Daryl Lott’s letter to the editor was published in the Journal-Herald Thursday. In it Lott claimed that his right to display the Confederate flag is protected by the First Amendment to the U.S. Constitution.
However, LeBrun maintains precedent was set by a ruling by the Eleventh Circuit Court allowing a school system to ban Confederate symbols.
Lott said he was told to leave the Ware High campus last week (Aug. 18) when he arrived there to pick up his 10th grade daughter with two Confederate flags in the bed of his pickup truck.

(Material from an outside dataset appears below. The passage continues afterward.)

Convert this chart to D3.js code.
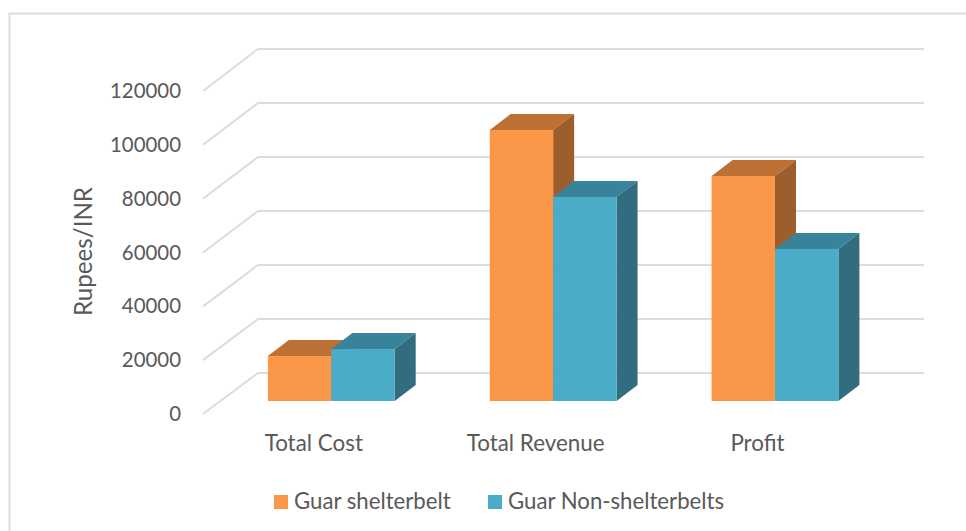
<!DOCTYPE html>
<html><head><meta charset="utf-8">
<script src="https://cdn.jsdelivr.net/npm/d3@7/dist/d3.min.js"></script>
<style>html,body{margin:0;padding:0;background:#fff}svg{display:block}text{font-family:Lato,"Open Sans",sans-serif;fill:#595959}</style>
</head><body><svg id="c" width="966" height="531"></svg>
<script>
const categories = ["Total Cost","Total Revenue","Profit"];
const seriesNames = ["Guar shelterbelt","Guar Non-shelterbelts"];
const shelterbelt = [16700,100700,83600];
const nonShelterbelt = [19300,75800,56500];
const tickValues = [0,20000,40000,60000,80000,100000,120000];
const faces = [
  {front:"#FA9748",top:"#BC7034",side:"#9C5E2C"},
  {front:"#4AACC7",top:"#388399",side:"#316D7E"}
];
const svg = d3.select("#c");
const back = d3.scaleLinear([0,120000],[373,49]);
const wallFront = d3.scaleLinear([0,120000],[414,91]);
const height = d3.scaleLinear([0,120000],[0,323]);
const cx = d3.scalePoint(categories,[331.3,775]);
const baseY = 401, barW = 63.4, dx = 21, dy = 16;

svg.append("path").attr("d","M9.5,531V13.5H966").attr("fill","none").attr("stroke","#dcdcdc").attr("stroke-width",2);

const grid = svg.append("g").attr("fill","none").attr("stroke","#dcdcdc").attr("stroke-width",2);
tickValues.forEach(v=>{
  grid.append("path").attr("d",d3.line()([[203,wallFront(v)],[258,back(v)],[924,back(v)]]));
});
svg.append("g").selectAll("text").data(tickValues).join("text")
  .attr("x",181).attr("y",v=>wallFront(v)+7).attr("text-anchor","end")
  .attr("font-size",20.4).text(v=>v);

function bar(g,x,w,v,c){
  const h = height(v), t = baseY-h;
  g.append("polygon").attr("fill",c.top).attr("points",[[x,t],[x+dx,t-dy],[x+w+dx,t-dy],[x+w,t]].join(" "));
  g.append("polygon").attr("fill",c.side).attr("points",[[x+w,t],[x+w+dx,t-dy],[x+w+dx,baseY-dy],[x+w,baseY]].join(" "));
  g.append("rect").attr("fill",c.front).attr("x",x).attr("y",t).attr("width",w).attr("height",h);
}
const bars = svg.append("g");
categories.forEach((cat,i)=>{
  const c0 = cx(cat);
  bar(bars,c0-barW,barW,shelterbelt[i],faces[0]);
  bar(bars,c0,barW,nonShelterbelt[i],faces[1]);
});
svg.append("g").selectAll("text").data(categories).join("text")
  .attr("x",d=>cx(d)-17.5).attr("y",451).attr("text-anchor","middle")
  .attr("font-size",22.4).text(d=>d);
svg.append("text").attr("transform","translate(92,251.5) rotate(-90)").attr("text-anchor","middle")
  .attr("font-size",24.2).text("Rupees/INR");
const legendX = [274,488];
seriesNames.forEach((s,i)=>{
  svg.append("rect").attr("x",legendX[i]).attr("y",495).attr("width",14).attr("height",14).attr("fill",faces[i].front);
  svg.append("text").attr("x",legendX[i]+20).attr("y",509).attr("font-size",22.2).text(s);
});
</script></body></html>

He said school officials and city police threatened him with arrest for trespassing and disturbing the peace.
LeBrun issued this statement Friday:
“One of the responsibilities of the school administration is to maintain an environment of civility and citizenship in the school setting. When a school faces a potential disruption, the administration is well within their rights to act accordingly.
“The Confederate flag symbolizes many things for many people. Given the recent tragic events in our county, state and nation, it is certainly reasonable to expect a disruption resulting from the appearance of a Confederate flag on school grounds.
“The school property belongs to the Ware County Board of Education. We certainly welcome the public onto our school campus to act and conduct themselves in a civil manner, but not to potentially cause disruptions. The Board of Education is charged with maintaining the property and keeping order. They pass this charge on to the administration, i.e. the superintendent and the principals. Therefore, school officials must make decisions that consider the safe and orderly environment of the school campus.
“A ban on the display of Confederate symbols is not unconstitutional, as decided in Scott vs. School Board of Alachua County, a case tried in the Eleventh Circuit Court. Therefore, school administrators have not violated any constitutional rights by banning the display of Confederate flags on school property.”